I’m planning to get one of those installed… at some point. But we’re still heating degree day dominated, so venting it to the house (which is what I’d be doing) may or may not be as much of a win as I hope. Especially if I’m heating with compute, I’d put a kWh thermal into the house, which would… then get sucked over into the water tank. Vs just putting a kWh thermal directly into the tank. I suppose in this situation, I’ve at least had a chance to do something useful with that kWh first.

If I heat more with the heat pump, it’s probably better, but… I’ll see.

The real value of it would be lowering peak power draw, and being able to schedule it to run more during the middle of the day when we’ve got solar online and potentially a warmer house. The water heater, in the winter, tends to run early in the morning when I take a shower, and it’s coldest outside. Letting it just stay a bit cooler until the sun comes up would help some… I think. I don’t have a good enough energy flow model of the house (mentally or computationally) to really reason through all of it, but it should save at least some energy compared to a resistive type heater, which is what I have now.
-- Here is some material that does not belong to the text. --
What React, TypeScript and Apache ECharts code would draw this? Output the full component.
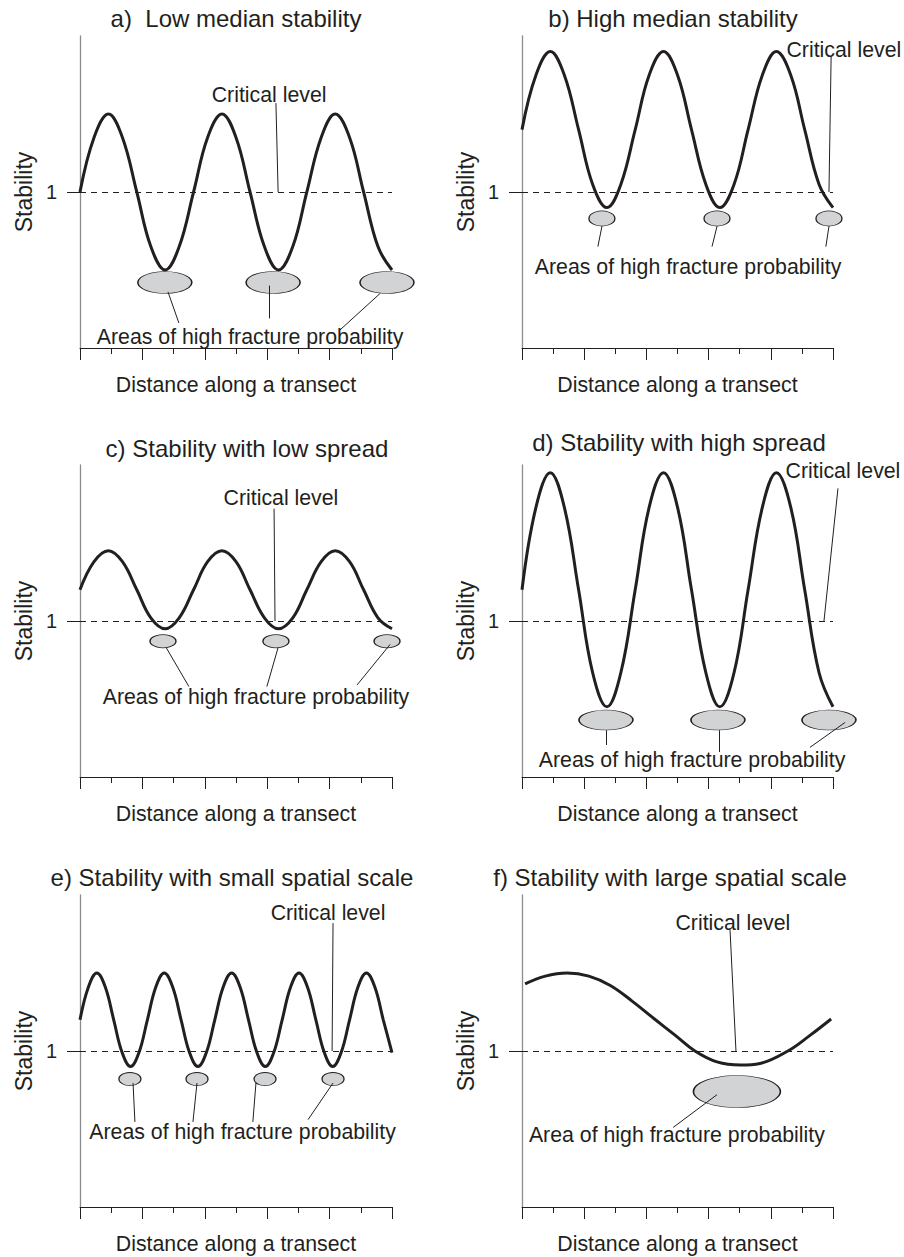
import React, { useEffect, useRef } from "react";
import * as echarts from "echarts";

const FONT = '"Liberation Sans", Arial, Helvetica, sans-serif';
const INK = "#231f20";
const FILL = "#d1d3d4";
const AXIS_GREY = "#8c8c8c";

// ---- texts ----
const panelTitles = [
  "a)  Low median stability",
  "b) High median stability",
  "c) Stability with low spread",
  "d) Stability with high spread",
  "e) Stability with small spatial scale",
  "f) Stability with large spatial scale",
];
const xAxisName = "Distance along a transect";
const yAxisName = "Stability";
const criticalLabel = "Critical level";
const areasLabel = "Areas of high fracture probability";
const areaLabel = "Area of high fracture probability";
const criticalValue = 1;
const yTickLabel = "1";

// ---- curves (distance 0..10, stability) ----
const transectX = [0, 0.45, 0.91, 1.36, 1.82, 2.27, 2.73, 3.18, 3.64, 4.09, 4.55, 5.0, 5.45, 5.91, 6.36, 6.82, 7.27, 7.73, 8.18, 8.64, 9.09, 9.55, 10.0];
const stabilityA = [1.0, 1.35, 1.5, 1.35, 1.0, 0.65, 0.5, 0.65, 1.0, 1.35, 1.5, 1.35, 1.0, 0.65, 0.5, 0.65, 1.0, 1.35, 1.5, 1.35, 1.0, 0.65, 0.5];
const stabilityB = [1.4, 1.75, 1.9, 1.75, 1.4, 1.05, 0.9, 1.05, 1.4, 1.75, 1.9, 1.75, 1.4, 1.05, 0.9, 1.05, 1.4, 1.75, 1.9, 1.75, 1.4, 1.05, 0.9];
const stabilityC = [1.2, 1.38, 1.45, 1.38, 1.2, 1.02, 0.95, 1.02, 1.2, 1.38, 1.45, 1.38, 1.2, 1.02, 0.95, 1.02, 1.2, 1.38, 1.45, 1.38, 1.2, 1.02, 0.95];
const stabilityD = [1.2, 1.73, 1.95, 1.73, 1.2, 0.67, 0.45, 0.67, 1.2, 1.73, 1.95, 1.73, 1.2, 0.67, 0.45, 0.67, 1.2, 1.73, 1.95, 1.73, 1.2, 0.67, 0.45];

const smallScaleX = [0, 0.27, 0.54, 0.81, 1.08, 1.35, 1.62, 1.89, 2.16, 2.43, 2.7, 2.97, 3.24, 3.51, 3.78, 4.05, 4.32, 4.59, 4.86, 5.13, 5.4, 5.67, 5.94, 6.21, 6.48, 6.75, 7.02, 7.29, 7.56, 7.83, 8.1, 8.37, 8.64, 8.91, 9.18, 9.45, 9.72, 10];
const stabilityE = [1.2, 1.41, 1.5, 1.41, 1.2, 0.99, 0.9, 0.99, 1.2, 1.41, 1.5, 1.41, 1.2, 0.99, 0.9, 0.99, 1.2, 1.41, 1.5, 1.41, 1.2, 0.99, 0.9, 0.99, 1.2, 1.41, 1.5, 1.41, 1.2, 0.99, 0.9, 0.99, 1.2, 1.41, 1.5, 1.41, 1.2, 0.99];

const largeScaleX = [0.1, 0.75, 1.45, 2.15, 2.84, 3.54, 4.23, 4.93, 5.56, 6.27, 7.03, 7.65, 8.55, 9.26, 9.94];
const stabilityF = [1.43, 1.48, 1.5, 1.48, 1.42, 1.32, 1.21, 1.1, 1.0, 0.93, 0.91, 0.92, 1.0, 1.1, 1.205];

// ---- areas of high fracture probability (centres) ----
const fractureA = [[2.72, 0.42], [6.19, 0.42], [9.84, 0.42]];
const fractureB = [[2.57, 0.83], [6.27, 0.83], [9.87, 0.83]];
const fractureC = [[2.66, 0.87], [6.28, 0.87], [9.84, 0.87]];
const fractureD = [[2.7, 0.365], [6.3, 0.365], [9.87, 0.365]];
const fractureE = [[1.6, 0.82], [3.75, 0.82], [5.93, 0.82], [8.11, 0.82]];
const fractureF = [[6.91, 0.74]];

// ---- layout / annotation placement (in axis units) ----
const panels = [
  {
    title: panelTitles[0], titlePos: [236, 18], left: 80, top: 36, width: 312,
    x: transectX, y: stabilityA, fracture: fractureA, ellipse: [54, 22],
    critText: [6.06, 1.62], critLeader: [[6.28, 1.57], [6.35, 1.0]],
    areaText: [5.45, 0.07], areaName: areasLabel,
    areaLeaders: [[[2.82, 0.36], [3.17, 0.16]], [[6.06, 0.4], [6.06, 0.19]], [[9.62, 0.35], [8.33, 0.115]]],
  },
  {
    title: panelTitles[1], titlePos: [673, 18], left: 522, top: 36, width: 311,
    x: transectX, y: stabilityB, fracture: fractureB, ellipse: [26, 15],
    critText: [10.35, 1.91], critLeader: [[9.94, 1.87], [9.87, 1.0]],
    areaText: [5.34, 0.52], areaName: areasLabel,
    areaLeaders: [[[2.57, 0.78], [2.44, 0.65]], [[6.27, 0.78], [6.11, 0.65]], [[9.87, 0.78], [9.77, 0.65]]],
  },
  {
    title: panelTitles[2], titlePos: [247, 448], left: 80, top: 465, width: 312,
    x: transectX, y: stabilityC, fracture: fractureC, ellipse: [26, 13],
    critText: [6.44, 1.79], critLeader: [[6.22, 1.72], [6.25, 1.0]],
    areaText: [5.64, 0.51], areaName: areasLabel,
    areaLeaders: [[[2.76, 0.83], [3.49, 0.58]], [[6.35, 0.83], [5.99, 0.58]], [[9.94, 0.85], [8.88, 0.59]]],
  },
  {
    title: panelTitles[3], titlePos: [679, 442], left: 522, top: 465, width: 311,
    x: transectX, y: stabilityD, fracture: fractureD, ellipse: [54, 20],
    critText: [10.32, 1.96], critLeader: [[10.16, 1.85], [9.71, 1.0]],
    areaText: [5.47, 0.11], areaName: areasLabel,
    areaLeaders: [[[2.7, 0.3], [2.7, 0.205]], [[6.33, 0.3], [6.33, 0.16]], [[10.39, 0.35], [9.26, 0.19]]],
  },
  {
    title: panelTitles[4], titlePos: [232, 877], left: 80, top: 895, width: 312,
    x: smallScaleX, y: stabilityE, fracture: fractureE, ellipse: [22, 13],
    critText: [7.95, 1.885], critLeader: [[8.11, 1.82], [8.08, 1.0]],
    areaText: [5.21, 0.48], areaName: areasLabel,
    areaLeaders: [[[1.7, 0.795], [1.76, 0.545]], [[3.75, 0.795], [3.62, 0.545]], [[5.64, 0.795], [5.54, 0.545]], [[8.11, 0.795], [7.31, 0.56]]],
  },
  {
    title: panelTitles[5], titlePos: [670, 877], left: 522, top: 895, width: 311,
    x: largeScaleX, y: stabilityF, fracture: fractureF, ellipse: [87, 32],
    critText: [6.78, 1.82], critLeader: [[6.69, 1.775], [6.88, 1.0]],
    areaText: [4.98, 0.46], areaName: areaLabel,
    areaLeaders: [[[6.27, 0.72], [4.86, 0.51]]],
  },
];

const textStyle = (size: number) => ({ fontFamily: FONT, fontSize: size, color: INK });

function buildOption() {
  const grid = panels.map((p) => ({ left: p.left, top: p.top, width: p.width, height: 312 }));
  const xAxis = panels.map((p, i) => ({
    type: "value",
    gridIndex: i,
    min: 0,
    max: 10,
    interval: 2,
    axisLine: { show: true, onZero: false, lineStyle: { color: INK, width: 1 } },
    axisTick: { show: true, length: 12, lineStyle: { color: INK, width: 1 } },
    minorTick: { show: true, splitNumber: 2, length: 6, lineStyle: { color: INK, width: 1 } },
    axisLabel: { show: false },
    splitLine: { show: false },
    minorSplitLine: { show: false },
    name: xAxisName,
    nameLocation: "middle",
    nameGap: 26,
    nameTextStyle: textStyle(21.3),
  }));
  const yAxis = panels.map((p, i) => ({
    type: "value",
    gridIndex: i,
    min: 0,
    max: 2,
    interval: 1,
    axisLine: { show: true, onZero: false, lineStyle: { color: AXIS_GREY, width: 1.3 } },
    axisTick: { show: true, customValues: [criticalValue], length: 13, lineStyle: { color: INK, width: 1 } },
    axisLabel: {
      show: true,
      customValues: [criticalValue],
      formatter: (v: number) => (v === criticalValue ? yTickLabel : ""),
      margin: 23,
      ...textStyle(20),
    },
    splitLine: { show: false },
    name: yAxisName,
    nameLocation: "middle",
    nameRotate: 90,
    nameGap: 45,
    nameTextStyle: textStyle(23),
  }));

  const series: any[] = [];
  panels.forEach((p, i) => {
    series.push({
      type: "line",
      xAxisIndex: i,
      yAxisIndex: i,
      data: p.x.map((x, k) => [x, p.y[k]]),
      smooth: 0.4,
      symbol: "none",
      lineStyle: { color: INK, width: 3 },
      z: 3,
      silent: true,
      markLine: {
        silent: true,
        symbol: ["none", "none"],
        label: { show: false },
        lineStyle: { type: [6, 5], color: INK, width: 1 },
        data: [{ yAxis: criticalValue }],
      },
    });
    series.push({
      type: "scatter",
      xAxisIndex: i,
      yAxisIndex: i,
      data: p.fracture,
      symbol: "circle",
      symbolSize: p.ellipse,
      clip: false,
      silent: true,
      itemStyle: { color: FILL, borderColor: INK, borderWidth: 1, opacity: 1 },
      z: 2,
    });
    series.push({
      type: "lines",
      coordinateSystem: "cartesian2d",
      xAxisIndex: i,
      yAxisIndex: i,
      clip: false,
      silent: true,
      lineStyle: { color: INK, width: 1, opacity: 1, curveness: 0 },
      data: [p.critLeader, ...p.areaLeaders].map((c) => ({ coords: c })),
      z: 4,
    });
    series.push({
      type: "scatter",
      xAxisIndex: i,
      yAxisIndex: i,
      symbol: "circle",
      symbolSize: 0,
      clip: false,
      silent: true,
      itemStyle: { color: INK, opacity: 1 },
      label: {
        show: true,
        position: [0, 0],
        align: "center",
        verticalAlign: "middle",
        fontFamily: FONT,
        fontSize: 21.3,
        color: INK,
        opacity: 1,
        textBorderWidth: 0,
      },
      data: [
        { value: p.critText, label: { formatter: criticalLabel } },
        { value: p.areaText, label: { formatter: p.areaName } },
      ],
      z: 5,
    });
  });

  const graphic = panels.map((p) => ({
    type: "text",
    x: p.titlePos[0],
    y: p.titlePos[1],
    style: {
      text: p.title,
      fontFamily: FONT,
      fontSize: 24,
      fill: INK,
      align: "center",
      verticalAlign: "middle",
      textAlign: "center",
      textVerticalAlign: "middle",
    },
  }));

  return {
    animation: false,
    backgroundColor: "#ffffff",
    grid,
    xAxis,
    yAxis,
    series,
    graphic,
  };
}

export default function App() {
  const ref = useRef<HTMLDivElement>(null);
  useEffect(() => {
    document.body.style.margin = "0";
    if (!ref.current) return;
    const chart = echarts.init(ref.current, null, { renderer: "svg" });
    chart.setOption(buildOption() as any);
    return () => chart.dispose();
  }, []);
  return <div ref={ref} style={{ width: 904, height: 1257 }} />;
}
Without a good place to store an awful lot of heat to be reclaimed by the water heater, I’m not sure how that would work. You’d need some sort of dense heat storage mesh or something - vent the servers through it to collect heat, then let the water heater intake pull from it. It sounds like the sort of thing that would be “Spend hundreds to save tens,” at best.

The combined units are definitely a win, but they’re quite expensive, and quite complex - and if something fails, you lose both hot water and HVAC.
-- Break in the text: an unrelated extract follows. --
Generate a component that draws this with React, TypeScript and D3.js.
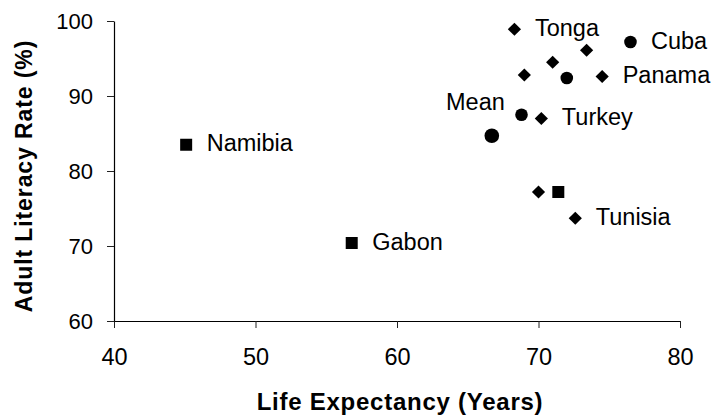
import React, { useEffect, useRef } from 'react';
import * as d3 from 'd3';

// Values
const xTicks = [40, 50, 60, 70, 80];
const yTicks = [60, 70, 80, 90, 100];

const diamondX = [68.3, 73.4, 71.0, 69.0, 74.5, 70.2, 70.0, 72.6];
const diamondY = [98.9, 96.1, 94.5, 92.8, 92.6, 87.0, 77.2, 73.7];
const diamondLabels = ['Tonga', '', '', '', 'Panama', 'Turkey', '', 'Tunisia'];

const circleX = [76.5, 72.0, 68.8];
const circleY = [97.2, 92.4, 87.5];
const circleLabels = ['Cuba', '', ''];

const squareX = [45.1, 56.8, 71.4];
const squareY = [83.5, 70.4, 77.2];
const squareLabels = ['Namibia', 'Gabon', ''];

const meanX = [66.7];
const meanY = [84.7];
const meanLabels = ['Mean'];

const FONT = '"Liberation Sans", Arial, Helvetica, sans-serif';

const App = () => {
  const svgRef = useRef<SVGSVGElement>(null);

  useEffect(() => {
    const svg = d3.select(svgRef.current);
    svg.selectAll('*').remove();

    const width = 714;
    const height = 415;
    svg.attr('width', width).attr('height', height);

    const x = d3.scaleLinear().domain([40, 80]).range([114, 680]);
    const y = d3.scaleLinear().domain([60, 100]).range([321, 21]);

    // x axis
    const gx = svg.append('g')
      .attr('transform', `translate(0,${y(60)})`)
      .call(d3.axisBottom(x).tickValues(xTicks).tickSize(7).tickSizeOuter(0).tickPadding(20));
    gx.selectAll('text')
      .style('font-family', FONT)
      .style('font-size', '23.5px')
      .attr('fill', '#000');

    // y axis
    const gy = svg.append('g')
      .attr('transform', `translate(${x(40)},0)`)
      .call(d3.axisLeft(y).tickValues(yTicks).tickSize(7).tickSizeOuter(0).tickPadding(14));
    gy.selectAll('text')
      .style('font-family', FONT)
      .style('font-size', '22px')
      .attr('fill', '#000');

    svg.selectAll('.domain')
      .attr('stroke', '#000')
      .attr('stroke-width', 1.2);
    svg.selectAll('.tick line')
      .attr('stroke', '#222')
      .attr('stroke-width', 1);

    // axis titles
    svg.append('text')
      .attr('x', (x(40) + x(80)) / 2 + 3)
      .attr('y', 410)
      .attr('text-anchor', 'middle')
      .style('font-family', FONT)
      .style('font-weight', 'bold')
      .style('font-size', '24px')
      .style('letter-spacing', '0.75px')
      .text('Life Expectancy (Years)');

    svg.append('text')
      .attr('transform', `translate(32,${(y(60) + y(100)) / 2 + 5}) rotate(-90)`)
      .attr('text-anchor', 'middle')
      .style('font-family', FONT)
      .style('font-weight', 'bold')
      .style('font-size', '23px')
      .style('letter-spacing', '0.9px')
      .text('Adult Literacy Rate (%)');

    const plot = svg.append('g');

    // diamonds
    const dd = 6.6;
    plot.selectAll('.diamond')
      .data(diamondX.map((v, i) => ({ x: v, y: diamondY[i] })))
      .enter().append('path')
      .attr('class', 'diamond')
      .attr('d', d => {
        const cx = x(d.x);
        const cy = y(d.y);
        return `M${cx},${cy - dd}L${cx + dd},${cy}L${cx},${cy + dd}L${cx - dd},${cy}Z`;
      })
      .attr('fill', '#000');

    // circles
    plot.selectAll('.circle')
      .data(circleX.map((v, i) => ({ x: v, y: circleY[i] })))
      .enter().append('circle')
      .attr('class', 'circle')
      .attr('cx', d => x(d.x))
      .attr('cy', d => y(d.y))
      .attr('r', 6.3)
      .attr('fill', '#000');

    // mean (larger circle)
    plot.selectAll('.mean')
      .data(meanX.map((v, i) => ({ x: v, y: meanY[i] })))
      .enter().append('circle')
      .attr('class', 'mean')
      .attr('cx', d => x(d.x))
      .attr('cy', d => y(d.y))
      .attr('r', 7.3)
      .attr('fill', '#000');

    // squares
    const sq = 12;
    plot.selectAll('.square')
      .data(squareX.map((v, i) => ({ x: v, y: squareY[i] })))
      .enter().append('rect')
      .attr('class', 'square')
      .attr('x', d => x(d.x) - sq / 2)
      .attr('y', d => y(d.y) - sq / 2)
      .attr('width', sq)
      .attr('height', sq)
      .attr('fill', '#000');

    // point labels to the right of the marker
    const rightLabels = [
      ...diamondX.map((v, i) => ({ x: v, y: diamondY[i], label: diamondLabels[i] })),
      ...circleX.map((v, i) => ({ x: v, y: circleY[i], label: circleLabels[i] })),
      ...squareX.map((v, i) => ({ x: v, y: squareY[i], label: squareLabels[i] }))
    ].filter(d => d.label);

    plot.selectAll('.lbl')
      .data(rightLabels)
      .enter().append('text')
      .attr('class', 'lbl')
      .attr('x', d => x(d.x) + 20.5)
      .attr('y', d => y(d.y) + 6.5)
      .style('font-family', FONT)
      .style('font-size', '23.5px')
      .text(d => d.label);

    // mean label sits up and to the left
    plot.selectAll('.meanlbl')
      .data(meanX.map((v, i) => ({ x: v, y: meanY[i], label: meanLabels[i] })))
      .enter().append('text')
      .attr('class', 'meanlbl')
      .attr('x', d => x(d.x) + 13)
      .attr('y', d => y(d.y) - 26)
      .attr('text-anchor', 'end')
      .style('font-family', FONT)
      .style('font-size', '23.5px')
      .text(d => d.label);
  }, []);

  return (
    <div style={{ position: 'absolute', left: 0, top: 0, background: '#fff' }}>
      <svg ref={svgRef} style={{ display: 'block' }}></svg>
    </div>
  );
};

export default App;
As far as house heating goes, though, some of the air source thermal collectors look pretty promising. If it’s sunny, they should put out more than enough heat to keep a house warm, they just have the problem of being rather ugly. I’ve also thought about a solar thermal collector for water and then a hot water loop into the heating system (stick a radiator on top, effectively), but this crosses into an awful lot of “I ought to pull permits for this type of work” and “… that’s weird, who said you could do that?” potential problems. I’m really not sure it’s worth the hassle.

Now, for heating the hot tub I want eventually - yeah, I’ll do some thermal collectors for that! Just need a place they’re not exceedingly ugly or likely to get broken.